Initially I had thought that I would replace the entire switch and fit the bracket onto the screw holes, but in the end I went with a design that just augmented what was already there.

The design process was definitely iterative. I started out designing a pin that could be slotted into the hole in the face plate and then the bracket would side down through the pin and lock into place on top of the entire face plate. The tablet would then just slide in from the top.

I probably did about 8-9 iterations of the pin and the bracket before I was happy with it, each time doing a print to test out the mechanics.

To me - this is where the true benefit of 3D printing, and any other rapid prototyping technique is - the ability to rapidly iterate. As a developer I'm used to being able to iterate several times a minute - code, compile, run, code, compile, run. It makes me feel sorry for integrated circuit designers who can only simulate their designs and have to send off their circuits to be printed.
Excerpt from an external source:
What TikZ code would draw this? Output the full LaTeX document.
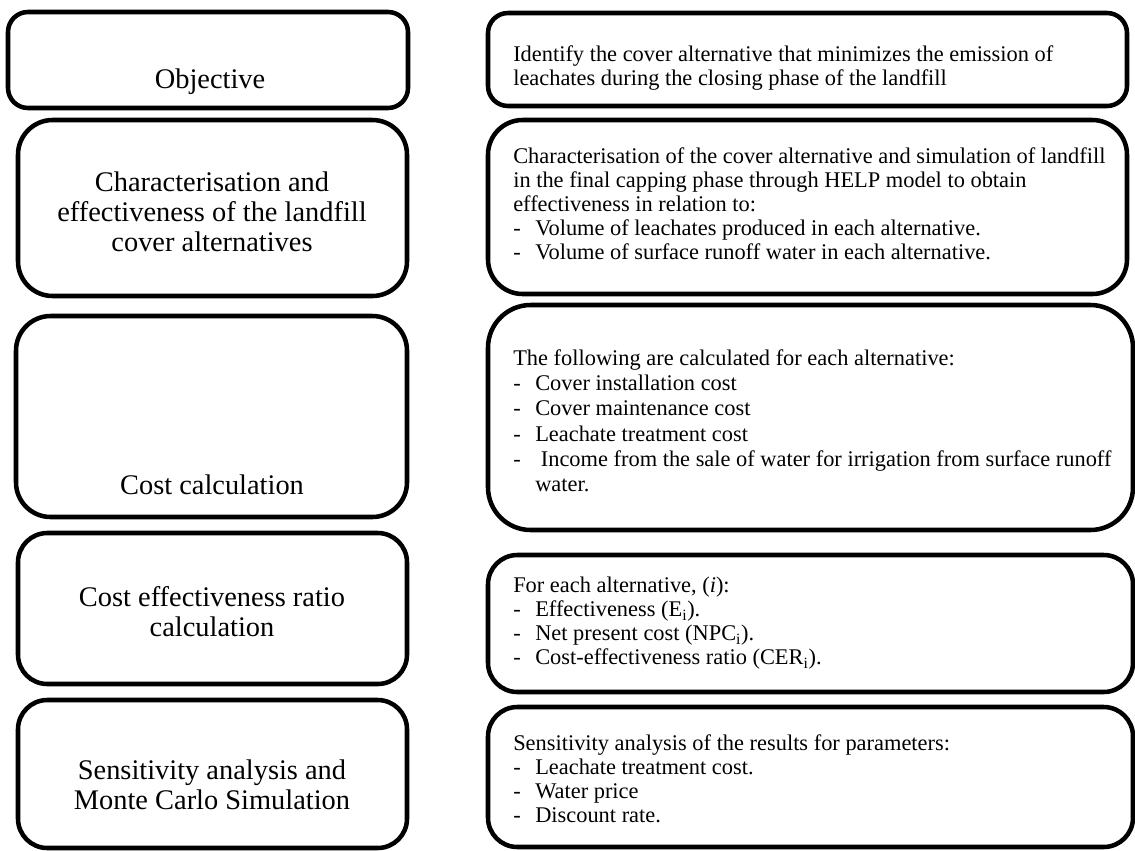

Depending on the sophistication - their cycles could take days to months.

Another observation that I made is how dramatically the nature of a software engineering job could change if the IoT pundits are correct in what they are saying. If IoT is going to be as pervasive as predicted then software engineers are going to have to acquire some "maker skills" which blends software, electronic components and various manufacturing techniques.

I'm not suggesting that these three roles will become one, rather I suggest that each of these roles will develop greater understanding and appreciation for the other roles, and even overlap in various ways.